T. Thomas Fortune (Timothy Thomas Fortune) (Author Page)
Timothy Thomas Fortune, also known as T. Thomas Fortune (1856-1928) was perhaps best known as a journalist. He was the editor of New York City's influential Black newspaper, The New York Age, and an advisor to Booker T. Washington. Fortune was born and raised in Florida, where he want to a preparatory school.
Fortune worked a series of jobs in the 1870s that led him to Delaware. In 1875, Fortune enrolled at Howard University, where he briefly studied journalism before leaving the university to work as a journalist at People's Advocate. In 1879, Fortune moved to New York, and worked at a series of newspapers there before landing at the New York Age.

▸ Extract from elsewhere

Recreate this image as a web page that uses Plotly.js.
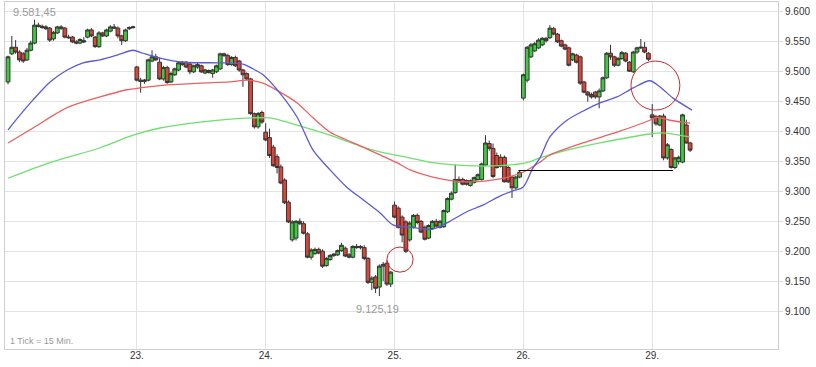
<!DOCTYPE html>
<html><head><meta charset="utf-8">
<script src="https://cdn.plot.ly/plotly-3.0.1.min.js"></script>
<style>html,body{margin:0;padding:0;background:#fff}#chart{width:816px;height:367px}</style>
</head><body><div id="chart"></div>
<script>
// 15-minute candles, bar index 0..180 (22nd to 29th)
const open = [
9483,9530,9541,9533,9530,9520,9536,9548,9578,9576,9575,9573,9555,9565,9575,9573,9558,9558,9550,9548,9552,9558,9570,9558,9542,9565,9560,9568,9575,9573,9560,9552,9572,9574,
9508,9486,9484,9486,9518,9525,9516,9488,9507,9483,9495,9503,9512,9516,9513,9500,9508,9510,9498,9502,9497,9500,9505,9530,9527,9512,9524,9518,9503,9497,9488,9430,9408,9432,
9399,9390,9374,9358,9341,9319,9282,9219,9222,9250,9246,9229,9190,9196,9203,9200,9176,9186,9193,9194,9201,9205,9194,9190,9208,9206,9206,9188,9148,9157,9140,9175,9180,9145,
9277,9272,9257,9249,9219,9240,9260,9250,9240,9222,9238,9250,9240,9241,9266,9287,9298,9320,9320,9318,9310,9315,9320,9320,9344,9380,9372,9360,9357,9357,9340,9324,9306,9324,
9456,9486,9525,9535,9540,9545,9556,9557,9572,9563,9552,9545,9540,9520,9528,9525,9483,9466,9462,9466,9458,9468,9490,9531,9525,9511,9522,9531,9516,9500,9533,9540,9541,9531,
9428,9425,9411,9426,9356,9370,9340,9350,9349,9411,9381];
const high = [
9527,9560,9553,9536,9533,9540,9552,9587,9582,9579,9578,9575,9568,9577,9578,9575,9562,9560,9553,9556,9558,9572,9573,9560,9568,9567,9572,9578,9580,9576,9562,9572,9576,9577,
9510,9490,9488,9522,9536,9530,9524,9510,9510,9500,9507,9517,9518,9518,9515,9512,9515,9512,9505,9504,9505,9512,9532,9532,9530,9526,9527,9520,9505,9499,9490,9432,9433,9435,
9414,9405,9378,9362,9345,9322,9285,9252,9252,9255,9250,9232,9205,9206,9206,9203,9190,9195,9197,9203,9214,9208,9197,9210,9212,9210,9210,9190,9158,9160,9178,9182,9185,9167,
9283,9275,9260,9252,9250,9262,9263,9252,9243,9245,9252,9254,9252,9270,9290,9300,9345,9325,9323,9320,9320,9325,9330,9348,9394,9385,9380,9365,9362,9360,9343,9326,9326,9335,
9497,9543,9548,9550,9556,9558,9558,9578,9575,9565,9554,9547,9542,9532,9530,9527,9485,9468,9465,9468,9472,9492,9533,9545,9527,9525,9535,9533,9518,9535,9542,9555,9550,9533,
9446,9428,9428,9430,9381,9372,9358,9360,9430,9420,9383];
const low = [
9479,9528,9530,9516,9515,9518,9534,9546,9574,9572,9570,9550,9552,9563,9570,9556,9555,9548,9546,9546,9548,9556,9558,9540,9540,9558,9558,9566,9572,9556,9545,9550,9570,9572,
9484,9465,9480,9484,9516,9518,9486,9485,9480,9481,9493,9501,9510,9506,9496,9498,9505,9498,9496,9497,9490,9498,9503,9525,9510,9510,9508,9500,9475,9486,9428,9405,9405,9413,
9384,9356,9341,9330,9312,9279,9247,9216,9218,9244,9228,9188,9186,9194,9195,9172,9174,9184,9190,9192,9199,9190,9188,9188,9204,9203,9185,9145,9135,9130,9125,9150,9142,9140,
9255,9238,9215,9197,9216,9238,9245,9230,9218,9220,9236,9240,9238,9239,9264,9285,9296,9314,9310,9310,9308,9313,9318,9318,9342,9368,9322,9338,9340,9315,9314,9289,9303,9322,
9452,9482,9523,9533,9538,9543,9549,9555,9561,9548,9541,9536,9509,9518,9514,9478,9464,9450,9455,9455,9439,9466,9488,9520,9508,9509,9520,9516,9500,9498,9530,9538,9531,9518,
9391,9410,9409,9352,9353,9338,9337,9345,9347,9380,9366];
const close = [
9525,9541,9533,9520,9518,9536,9548,9578,9576,9574,9572,9553,9566,9575,9573,9558,9557,9550,9548,9554,9550,9570,9560,9542,9565,9560,9570,9575,9573,9560,9552,9570,9574,9575,
9486,9484,9486,9520,9525,9520,9488,9507,9482,9497,9505,9515,9516,9508,9500,9510,9512,9500,9503,9499,9503,9510,9530,9527,9512,9524,9510,9503,9495,9488,9430,9408,9430,9416,
9386,9360,9343,9340,9314,9281,9249,9249,9250,9246,9230,9190,9202,9203,9197,9175,9188,9193,9195,9201,9210,9192,9190,9208,9206,9208,9188,9148,9155,9138,9175,9178,9145,9165,
9257,9240,9227,9200,9247,9260,9248,9232,9220,9243,9250,9242,9250,9268,9288,9297,9320,9318,9312,9312,9318,9323,9328,9346,9381,9372,9325,9340,9342,9316,9316,9306,9324,9332,
9495,9541,9545,9547,9553,9556,9552,9573,9563,9550,9543,9538,9511,9530,9516,9481,9466,9461,9458,9458,9468,9490,9531,9525,9511,9522,9532,9518,9501,9533,9540,9541,9533,9521,
9423,9413,9426,9356,9378,9340,9356,9357,9428,9381,9369];
const barIndex = open.map((_, i) => i);

// day tick labels (first bar of each day)
const dayTickBars = [34, 68, 102, 136, 170];
const dayTickLabels = ['23.', '24.', '25.', '26.', '29.'];
const priceTicks = [9100, 9150, 9200, 9250, 9300, 9350, 9400, 9450, 9500, 9550, 9600];

// moving averages (bar index, value)
const blueX = [0,3.2,6.6,11.1,15.6,19.8,24.3,28.8,33,35.6,40.1,46.2,55.9,62,64.6,67.3,71.8,76.3,80.5,85,89.4,93.7,98.2,101.6,106.1,112.1,116.6,121.1,125.3,129.8,133.2,135.9,138.5,140.4,143,147.5,151.7,156.2,160.7,165,169.4,172,175.5,180.5];
const blueY = [9403,9428,9453,9483,9503,9515,9520,9528,9536,9531,9523,9516,9515,9513,9505,9495,9464,9424,9369,9336,9307,9286,9264,9244,9240,9237,9250,9266,9277,9292,9301,9307,9339,9356,9391,9419,9434,9448,9458,9473,9485,9475,9456,9436];
const redX = [0,6.6,15.6,24.3,31.4,34.8,42,50.7,58.6,63.1,67.3,71.8,76.3,80.5,85,89.4,93.7,98.2,102.6,106.1,112.1,121.1,129.8,135.9,140.4,143,151.7,160.7,169.4,171.2,174.7,180];
const redY = [9381,9406,9440,9458,9470,9473,9478,9481,9483,9486,9481,9466,9448,9423,9399,9386,9374,9361,9348,9336,9324,9316,9321,9332,9349,9361,9381,9399,9419,9424,9419,9414];
const greenX = [0,11.1,24.3,33,40.1,50.7,64.6,69.1,76.3,85,93.7,98.2,106.1,112.1,121.1,129.8,136.9,140.4,147.5,156.2,169.4,172.8,180];
const greenY = [9322,9348,9373,9394,9406,9416,9423,9423,9411,9394,9374,9366,9356,9348,9343,9343,9348,9356,9369,9381,9396,9398,9391];

// markings
const extremeLabels = ['9.581,45', '9.125,19'];
const circleX0 = [100, 164.4], circleX1 = [106.9, 177.3];
const circleY0 = [9165, 9436], circleY1 = [9207, 9518];
const supportX = [134.7, 175.5], supportY = 9335;

const maLine = (x, y, color) => ({type:'scatter', mode:'lines', x, y, hoverinfo:'skip',
  line:{color, width:1.3, shape:'spline', smoothing:0.8}});

const traces = [
  maLine(greenX, greenY, '#6fe06f'),
  maLine(redX, redY, '#e86262'),
  maLine(blueX, blueY, '#5a5ad6'),
  {type:'candlestick', x:barIndex, open, high, low, close, whiskerwidth:0,
   increasing:{line:{color:'#333', width:1}, fillcolor:'#3ec93e'},
   decreasing:{line:{color:'#333', width:1}, fillcolor:'#d9453b'}}
];

const hi = high.indexOf(Math.max(...high));
const lo = low.indexOf(Math.min(...low));

const layout = {
  width:816, height:367, margin:{l:5, r:38, t:2, b:18},
  paper_bgcolor:'#fff', plot_bgcolor:'#fff', showlegend:false,
  separators:',.', boxgap:0, boxgroupgap:0,
  font:{family:'Liberation Sans, Arial, sans-serif', size:10, color:'#333'},
  xaxis:{type:'linear', range:[-0.8, 203.2], tickvals:dayTickBars, ticktext:dayTickLabels,
    showgrid:true, gridcolor:'#e3e3e3', zeroline:false, showline:true, mirror:true,
    linecolor:'#cfcfcf', ticks:'', rangeslider:{visible:false}, fixedrange:true,
    ticklabelstandoff:-3, tickfont:{size:10, color:'#333'}},
  yaxis:{side:'right', range:[9036.5, 9616.7], tickvals:priceTicks, tickformat:',.0f',
    showgrid:true, gridcolor:'#e3e3e3', zeroline:false, showline:true, mirror:true,
    linecolor:'#cfcfcf', ticks:'outside', ticklen:4, tickcolor:'#dcdcdc', fixedrange:true,
    tickfont:{size:10, color:'#333'}},
  shapes:[
    ...circleX0.map((x0, k) => ({type:'circle', xref:'x', yref:'y', x0, x1:circleX1[k],
      y0:circleY0[k], y1:circleY1[k], line:{color:'#c8282d', width:1}})),
    {type:'line', xref:'x', yref:'y', x0:supportX[0], x1:supportX[1], y0:supportY, y1:supportY,
     line:{color:'#000', width:1.2}}
  ],
  annotations:[
    {x:hi, y:high[hi], xref:'x', yref:'y', text:extremeLabels[0], showarrow:false,
     yanchor:'bottom', yshift:0, font:{size:11, color:'#9a9a9a'}},
    {x:lo, y:low[lo], xref:'x', yref:'y', text:extremeLabels[1], showarrow:false,
     yanchor:'top', yshift:-5, xshift:-2, font:{size:11, color:'#9a9a9a'}},
    {x:0, y:0, xref:'paper', yref:'paper', text:'1 Tick = 15 Min.', showarrow:false,
     xanchor:'left', yanchor:'bottom', xshift:3, yshift:1, font:{size:9, color:'#9a9a9a'}}
  ]
};

Plotly.newPlot('chart', traces, layout, {displayModeBar:false, staticPlot:true});
</script></body></html>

Alongside his work as a journalist and editor, Fortune was closely involved in a series of civil rights advocacy groups through the 1890s. He published a non fiction book called The Kind of Education the Afro-American Most Needs in 1898, and a book of poems called Dreams of Life: Miscellaneous Poems in 1905. Fortune stepped down from his role at the New York Age in 1907; starting in 1923, he was actively involved with the UNIA's newspaper, Negro World.
In addition to reproducing many of Fortune's published poems on this site, we have also reproduced an important essay he wrote on African American naming questions: "Who Are We? Afro-Americans, Colored People, or Negroes?”. That essay is also discussed in our "Note on Historical Language" regarding the history of Ethnonyms describing people of African descent.